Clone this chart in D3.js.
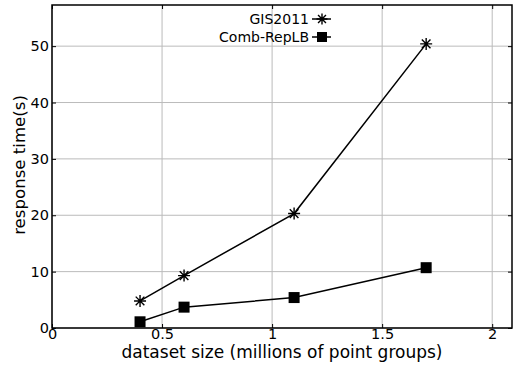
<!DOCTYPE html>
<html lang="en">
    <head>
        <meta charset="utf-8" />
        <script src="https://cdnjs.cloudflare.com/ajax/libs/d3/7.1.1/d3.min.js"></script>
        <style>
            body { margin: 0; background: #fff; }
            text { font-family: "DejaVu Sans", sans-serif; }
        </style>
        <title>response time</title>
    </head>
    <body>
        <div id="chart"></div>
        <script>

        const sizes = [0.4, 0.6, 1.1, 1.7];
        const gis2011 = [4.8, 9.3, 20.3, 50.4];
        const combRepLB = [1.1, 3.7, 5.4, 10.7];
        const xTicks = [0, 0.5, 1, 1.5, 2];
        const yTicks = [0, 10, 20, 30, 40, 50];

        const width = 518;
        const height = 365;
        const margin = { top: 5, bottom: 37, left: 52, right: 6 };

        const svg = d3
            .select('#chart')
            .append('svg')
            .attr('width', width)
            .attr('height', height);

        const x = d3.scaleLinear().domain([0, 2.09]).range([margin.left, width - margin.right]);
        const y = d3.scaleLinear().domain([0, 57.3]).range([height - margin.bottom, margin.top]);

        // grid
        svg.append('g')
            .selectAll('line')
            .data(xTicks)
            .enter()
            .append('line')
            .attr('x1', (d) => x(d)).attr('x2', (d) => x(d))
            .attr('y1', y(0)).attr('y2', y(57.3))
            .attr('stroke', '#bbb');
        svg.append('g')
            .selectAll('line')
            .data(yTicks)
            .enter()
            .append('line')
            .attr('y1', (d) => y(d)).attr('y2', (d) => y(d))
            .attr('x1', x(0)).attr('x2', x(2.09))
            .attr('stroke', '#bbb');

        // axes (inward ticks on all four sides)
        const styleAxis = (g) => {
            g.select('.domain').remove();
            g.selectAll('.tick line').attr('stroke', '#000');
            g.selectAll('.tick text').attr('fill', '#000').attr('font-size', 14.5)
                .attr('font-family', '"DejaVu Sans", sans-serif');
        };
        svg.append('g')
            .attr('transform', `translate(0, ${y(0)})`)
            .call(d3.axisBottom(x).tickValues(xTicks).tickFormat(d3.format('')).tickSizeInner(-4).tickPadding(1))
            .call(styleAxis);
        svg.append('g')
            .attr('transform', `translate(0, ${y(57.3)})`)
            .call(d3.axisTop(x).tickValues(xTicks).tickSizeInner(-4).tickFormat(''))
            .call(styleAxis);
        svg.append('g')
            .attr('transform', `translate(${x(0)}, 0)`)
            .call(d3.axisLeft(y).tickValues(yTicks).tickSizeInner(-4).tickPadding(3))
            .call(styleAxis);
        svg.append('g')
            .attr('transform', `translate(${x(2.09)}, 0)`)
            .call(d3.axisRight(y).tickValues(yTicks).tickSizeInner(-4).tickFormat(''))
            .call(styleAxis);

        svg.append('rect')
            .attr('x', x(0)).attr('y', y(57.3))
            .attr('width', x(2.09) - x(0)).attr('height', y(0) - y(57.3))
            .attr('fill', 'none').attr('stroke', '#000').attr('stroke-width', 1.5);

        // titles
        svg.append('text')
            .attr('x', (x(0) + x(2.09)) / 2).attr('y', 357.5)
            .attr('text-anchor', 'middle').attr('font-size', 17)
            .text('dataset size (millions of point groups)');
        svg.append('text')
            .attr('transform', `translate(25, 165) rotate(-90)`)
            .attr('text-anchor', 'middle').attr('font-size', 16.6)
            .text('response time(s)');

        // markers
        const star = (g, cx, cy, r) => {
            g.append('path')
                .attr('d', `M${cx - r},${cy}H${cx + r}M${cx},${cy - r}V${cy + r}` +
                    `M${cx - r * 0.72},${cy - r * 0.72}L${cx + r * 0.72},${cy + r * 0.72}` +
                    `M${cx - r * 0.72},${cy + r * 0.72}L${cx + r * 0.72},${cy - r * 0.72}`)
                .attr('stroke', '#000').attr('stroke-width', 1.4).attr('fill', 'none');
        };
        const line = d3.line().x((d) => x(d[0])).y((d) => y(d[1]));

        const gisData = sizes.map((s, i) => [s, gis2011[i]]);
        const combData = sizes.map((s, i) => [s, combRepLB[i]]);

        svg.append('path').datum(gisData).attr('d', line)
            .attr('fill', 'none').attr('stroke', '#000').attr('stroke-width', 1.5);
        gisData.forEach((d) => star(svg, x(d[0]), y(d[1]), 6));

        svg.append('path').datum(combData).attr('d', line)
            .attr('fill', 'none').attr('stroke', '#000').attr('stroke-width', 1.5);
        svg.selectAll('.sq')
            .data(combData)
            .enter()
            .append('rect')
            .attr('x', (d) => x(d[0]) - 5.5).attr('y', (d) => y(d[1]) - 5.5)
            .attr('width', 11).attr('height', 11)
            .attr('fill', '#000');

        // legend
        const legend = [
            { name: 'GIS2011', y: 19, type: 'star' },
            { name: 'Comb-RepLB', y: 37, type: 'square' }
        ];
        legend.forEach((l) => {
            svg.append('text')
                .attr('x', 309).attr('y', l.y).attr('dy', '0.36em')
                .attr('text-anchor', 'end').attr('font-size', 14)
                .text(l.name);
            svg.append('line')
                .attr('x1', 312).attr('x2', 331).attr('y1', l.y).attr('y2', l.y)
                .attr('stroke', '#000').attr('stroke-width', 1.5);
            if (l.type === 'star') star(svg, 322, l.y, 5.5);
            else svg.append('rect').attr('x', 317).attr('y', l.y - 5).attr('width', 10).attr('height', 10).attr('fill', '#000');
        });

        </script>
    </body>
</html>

------------------------------------------------------------

Work out how many lines of the listing above include the word "chart". Report only the number.

3